The ceremonial aspects of the launch—including the formal welcomes extended to Anutin and his delegation—reflected diplomatic protocol appropriate to a bilateral relationship that, while generally cooperative, periodically experiences friction over maritime boundaries, refugee flows, and irregular labour migration. That such tensions can coexist with ambitious economic collaboration suggests both governments have successfully compartmentalised disputes, allowing trade and development initiatives to proceed alongside management of disagreements. For Malaysian observers concerned about regional stability and prosperity, this ability to separate contentious security issues from economic cooperation represents a constructive model for managing complex international relationships.
Looking forward, the success of the Bukit Kayu Hitam-Sadao initiative will depend substantially on implementation rigour.
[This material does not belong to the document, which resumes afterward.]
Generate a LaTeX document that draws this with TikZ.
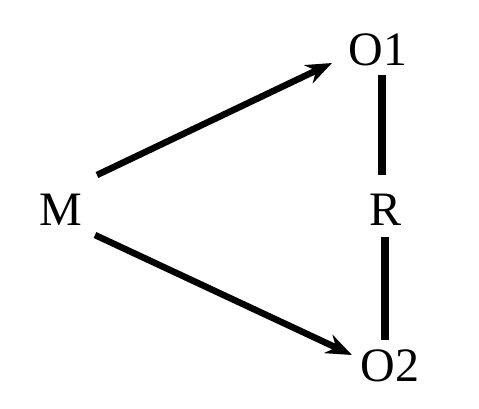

Launching infrastructure represents the comparatively straightforward component; the demanding work involves training customs officials to operate under harmonised procedures, establishing dispute resolution mechanisms for commercial disagreements, and building trust among business communities accustomed to viewing cross-border transactions with caution. Malaysian exporters, particularly in agricultural products, processed goods, and light manufactures, will require confidence that regulatory changes represent permanent policy shifts rather than temporary facilitations subject to reversal through bureaucratic whim. This confidence emerges slowly, typically requiring demonstrated consistency through multiple economic cycles.
For Malaysia's northern states and for Thailand's southern provinces, this corridor development carries profound social implications beyond narrow economic metrics. Border regions frequently experience demographic stagnation, as economically ambitious residents migrate toward major urban centres offering superior opportunities. A functioning special economic zone could reverse this outflow by creating employment, investment opportunities, and entrepreneurial prospects within border communities themselves. This dimension matters particularly for Malaysia, where development disparities between peninsula-interior regions and major coastal cities have prompted periodic political tensions and calls for distributive justice. Border prosperity thus connects to broader national cohesion questions, suggesting that the initiative's success or failure carries implications extending well beyond trade statistics.
The Malaysian government's emphasis on consulting border communities and incorporating their welfare considerations into planning represents an evolution in how large infrastructure projects are publicly justified. Rather than framing development primarily in terms of national economic aggregates or international competitiveness, Anwar situated the corridor within an explicit commitment to improving livelihoods for traders, businesses, and residents in peripheral regions. This rhetorical positioning, whether reflecting genuine commitment or sophisticated political communication, signals recognition that infrastructure legitimacy increasingly depends on demonstrable benefits reaching affected populations rather than merely advancing governmental or corporate interests. As Malaysia pursues this initiative alongside other regional connectivity projects, this principle—that development serves people, not abstractions—warrants close monitoring to determine whether rhetoric translates into substantive outcomes benefiting intended communities.